[Start SOURCE DATA]

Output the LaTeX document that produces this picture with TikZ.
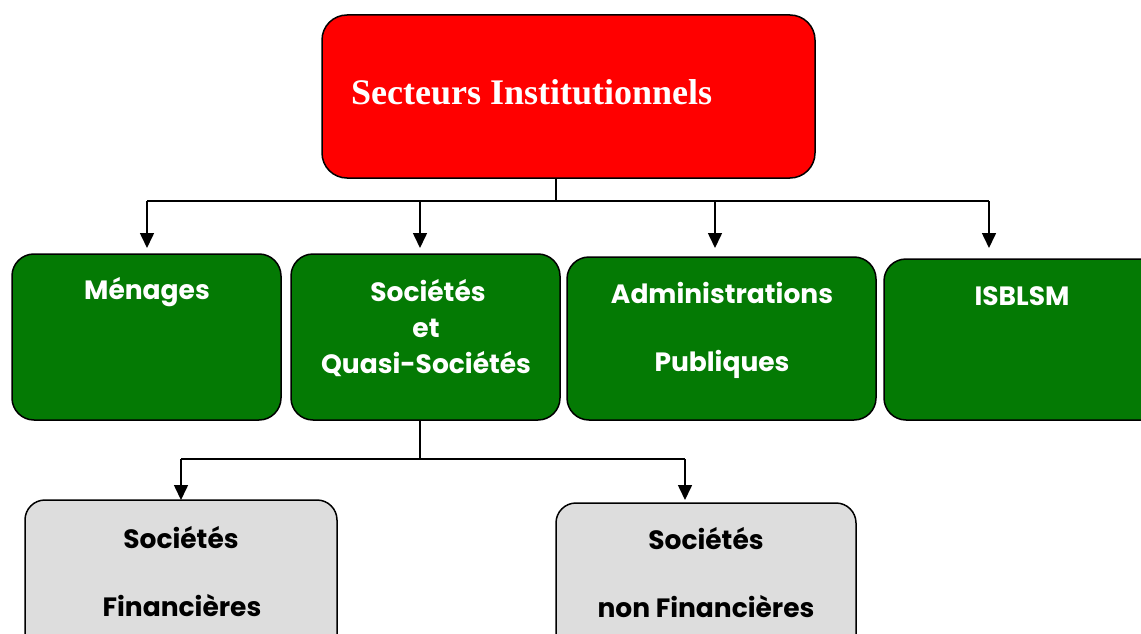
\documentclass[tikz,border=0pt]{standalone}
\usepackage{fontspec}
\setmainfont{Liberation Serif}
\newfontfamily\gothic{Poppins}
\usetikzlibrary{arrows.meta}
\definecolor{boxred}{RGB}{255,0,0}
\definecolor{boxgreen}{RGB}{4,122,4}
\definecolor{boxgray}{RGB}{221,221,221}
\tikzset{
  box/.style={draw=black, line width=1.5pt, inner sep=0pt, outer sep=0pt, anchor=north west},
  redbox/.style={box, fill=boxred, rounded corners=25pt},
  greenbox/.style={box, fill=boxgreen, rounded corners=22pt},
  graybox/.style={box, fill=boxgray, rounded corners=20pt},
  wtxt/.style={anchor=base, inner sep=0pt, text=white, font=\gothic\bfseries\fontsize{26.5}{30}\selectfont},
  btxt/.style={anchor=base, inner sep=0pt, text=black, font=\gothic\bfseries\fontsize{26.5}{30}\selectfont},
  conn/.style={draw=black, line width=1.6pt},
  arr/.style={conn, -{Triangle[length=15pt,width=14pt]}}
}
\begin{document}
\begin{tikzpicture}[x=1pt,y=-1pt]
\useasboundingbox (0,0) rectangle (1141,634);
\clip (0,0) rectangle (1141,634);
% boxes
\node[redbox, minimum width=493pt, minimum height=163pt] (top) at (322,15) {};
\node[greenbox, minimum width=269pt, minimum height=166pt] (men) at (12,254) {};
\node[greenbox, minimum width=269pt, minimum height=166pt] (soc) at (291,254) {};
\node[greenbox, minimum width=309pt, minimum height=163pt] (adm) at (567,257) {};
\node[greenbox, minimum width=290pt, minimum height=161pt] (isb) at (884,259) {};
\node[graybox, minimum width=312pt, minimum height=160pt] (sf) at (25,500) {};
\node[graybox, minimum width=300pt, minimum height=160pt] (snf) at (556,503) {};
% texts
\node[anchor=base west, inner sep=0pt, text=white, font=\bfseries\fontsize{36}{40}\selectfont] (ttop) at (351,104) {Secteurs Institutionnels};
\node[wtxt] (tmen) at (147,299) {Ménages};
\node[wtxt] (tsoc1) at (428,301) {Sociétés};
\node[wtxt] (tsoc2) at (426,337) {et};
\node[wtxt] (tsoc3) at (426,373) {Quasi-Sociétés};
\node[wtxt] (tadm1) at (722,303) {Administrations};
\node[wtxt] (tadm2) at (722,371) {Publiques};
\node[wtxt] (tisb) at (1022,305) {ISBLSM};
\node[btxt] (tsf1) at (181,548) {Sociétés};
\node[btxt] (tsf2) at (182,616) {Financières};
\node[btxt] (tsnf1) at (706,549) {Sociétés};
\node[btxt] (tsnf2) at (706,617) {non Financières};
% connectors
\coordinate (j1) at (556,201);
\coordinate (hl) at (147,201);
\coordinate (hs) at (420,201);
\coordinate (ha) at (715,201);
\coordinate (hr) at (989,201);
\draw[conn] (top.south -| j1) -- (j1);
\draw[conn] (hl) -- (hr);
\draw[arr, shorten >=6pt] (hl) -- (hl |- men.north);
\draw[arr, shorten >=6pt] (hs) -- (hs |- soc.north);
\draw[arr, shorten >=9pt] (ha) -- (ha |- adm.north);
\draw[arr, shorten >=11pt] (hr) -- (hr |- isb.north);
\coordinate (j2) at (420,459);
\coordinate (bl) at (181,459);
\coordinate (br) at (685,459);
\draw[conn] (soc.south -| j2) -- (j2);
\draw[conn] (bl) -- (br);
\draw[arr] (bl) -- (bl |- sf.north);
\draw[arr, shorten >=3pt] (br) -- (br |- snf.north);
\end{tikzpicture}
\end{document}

[End SOURCE DATA]

**TASK STATEMENT**
Every line above should be returned word for word, with the pictures left behind.

**EXERCISE RESULT**
Output the LaTeX document that produces this picture with TikZ.
\documentclass[tikz,border=0pt]{standalone}
\usepackage{fontspec}
\setmainfont{Liberation Serif}
\newfontfamily\gothic{Poppins}
\usetikzlibrary{arrows.meta}
\definecolor{boxred}{RGB}{255,0,0}
\definecolor{boxgreen}{RGB}{4,122,4}
\definecolor{boxgray}{RGB}{221,221,221}
\tikzset{
  box/.style={draw=black, line width=1.5pt, inner sep=0pt, outer sep=0pt, anchor=north west},
  redbox/.style={box, fill=boxred, rounded corners=25pt},
  greenbox/.style={box, fill=boxgreen, rounded corners=22pt},
  graybox/.style={box, fill=boxgray, rounded corners=20pt},
  wtxt/.style={anchor=base, inner sep=0pt, text=white, font=\gothic\bfseries\fontsize{26.5}{30}\selectfont},
  btxt/.style={anchor=base, inner sep=0pt, text=black, font=\gothic\bfseries\fontsize{26.5}{30}\selectfont},
  conn/.style={draw=black, line width=1.6pt},
  arr/.style={conn, -{Triangle[length=15pt,width=14pt]}}
}
\begin{document}
\begin{tikzpicture}[x=1pt,y=-1pt]
\useasboundingbox (0,0) rectangle (1141,634);
\clip (0,0) rectangle (1141,634);
% boxes
\node[redbox, minimum width=493pt, minimum height=163pt] (top) at (322,15) {};
\node[greenbox, minimum width=269pt, minimum height=166pt] (men) at (12,254) {};
\node[greenbox, minimum width=269pt, minimum height=166pt] (soc) at (291,254) {};
\node[greenbox, minimum width=309pt, minimum height=163pt] (adm) at (567,257) {};
\node[greenbox, minimum width=290pt, minimum height=161pt] (isb) at (884,259) {};
\node[graybox, minimum width=312pt, minimum height=160pt] (sf) at (25,500) {};
\node[graybox, minimum width=300pt, minimum height=160pt] (snf) at (556,503) {};
% texts
\node[anchor=base west, inner sep=0pt, text=white, font=\bfseries\fontsize{36}{40}\selectfont] (ttop) at (351,104) {Secteurs Institutionnels};
\node[wtxt] (tmen) at (147,299) {Ménages};
\node[wtxt] (tsoc1) at (428,301) {Sociétés};
\node[wtxt] (tsoc2) at (426,337) {et};
\node[wtxt] (tsoc3) at (426,373) {Quasi-Sociétés};
\node[wtxt] (tadm1) at (722,303) {Administrations};
\node[wtxt] (tadm2) at (722,371) {Publiques};
\node[wtxt] (tisb) at (1022,305) {ISBLSM};
\node[btxt] (tsf1) at (181,548) {Sociétés};
\node[btxt] (tsf2) at (182,616) {Financières};
\node[btxt] (tsnf1) at (706,549) {Sociétés};
\node[btxt] (tsnf2) at (706,617) {non Financières};
% connectors
\coordinate (j1) at (556,201);
\coordinate (hl) at (147,201);
\coordinate (hs) at (420,201);
\coordinate (ha) at (715,201);
\coordinate (hr) at (989,201);
\draw[conn] (top.south -| j1) -- (j1);
\draw[conn] (hl) -- (hr);
\draw[arr, shorten >=6pt] (hl) -- (hl |- men.north);
\draw[arr, shorten >=6pt] (hs) -- (hs |- soc.north);
\draw[arr, shorten >=9pt] (ha) -- (ha |- adm.north);
\draw[arr, shorten >=11pt] (hr) -- (hr |- isb.north);
\coordinate (j2) at (420,459);
\coordinate (bl) at (181,459);
\coordinate (br) at (685,459);
\draw[conn] (soc.south -| j2) -- (j2);
\draw[conn] (bl) -- (br);
\draw[arr] (bl) -- (bl |- sf.north);
\draw[arr, shorten >=3pt] (br) -- (br |- snf.north);
\end{tikzpicture}
\end{document}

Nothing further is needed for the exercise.